On the flip side, when our partner is the one criticizing our work, it’s perfectly okay to ask for accommodations that will help us to be able to hear that feedback better. Maybe you are the one who can’t hear criticism for a few days after writing a chapter, or who needs to hear ten good things about the chapter before you’re ready to hear what’s wrong with it. That’s perfectly reasonable, but it will help if you communicate that to your partner in clear terms, so they aren’t left guessing why they offended you, or worse, sending you into regular emotional disequilibrium which will eventually wear on both your creative process and the health of your partnership.

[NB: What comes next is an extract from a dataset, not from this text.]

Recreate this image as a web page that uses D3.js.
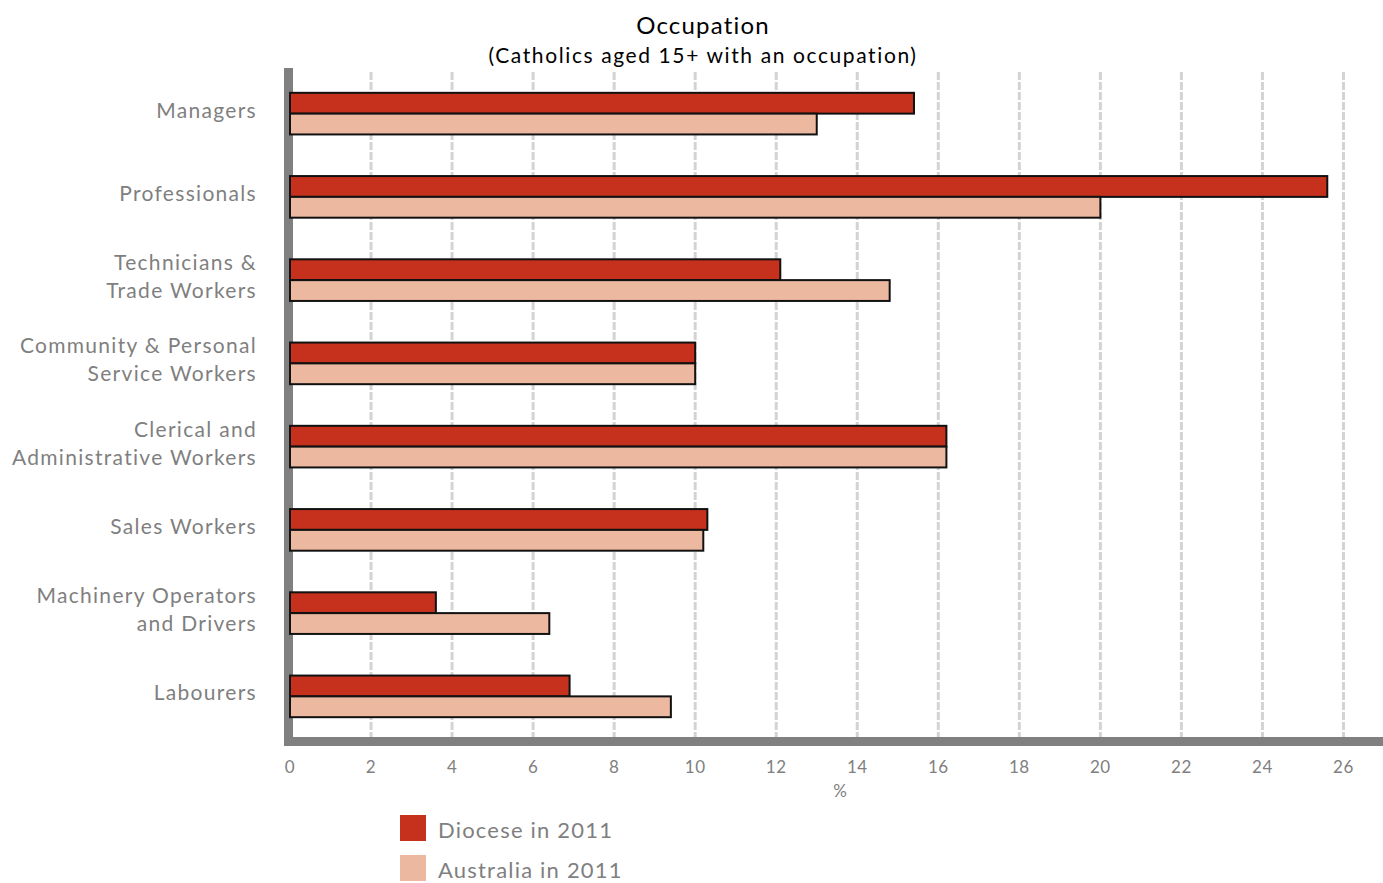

In addition, try not to take the feedback too personally. Every writer needs feedback. Everyone’s work has problems. It’s not a measure of your ability as a writer; books have so many moving parts that it’s impossible to get all of them working perfectly on the first try. This is another stage at which it’s important to leave your ego at the door and really listen to what your partner honestly thinks of your work. If they’re a good partner, they’re not saying this to hurt you, but rather so you can come to an agreement about what the book should be and make a plan for future revision.
Lastly, it’s important to be honest in your feedback. Don’t be unnecessarily cruel; you can learn to phrase your feedback in ways that are both clear and kind. Conversely, don’t obfuscate the issue, sacrificing clarity in the name of kindness. Don’t tell your partner it’s okay when it isn’t okay. In the end, that will only create confusion and more work and conflict in the long run for you both.
In the same vein, it’s good to keep forward momentum, but in collaboration, you might want to think twice on the common wisdom that you shouldn’t revise a single word until you’ve finished the first draft. Yes, you should push forward. No, you don’t want to get stuck in the revision phase eternally, never making forward progress. But you also don’t want to draft the entire book and then discover it was the wrong one, so don’t be afraid to discuss, critique, pivot, and even do some light revision when you find your work is wandering off course. You’ll thank yourself for it later.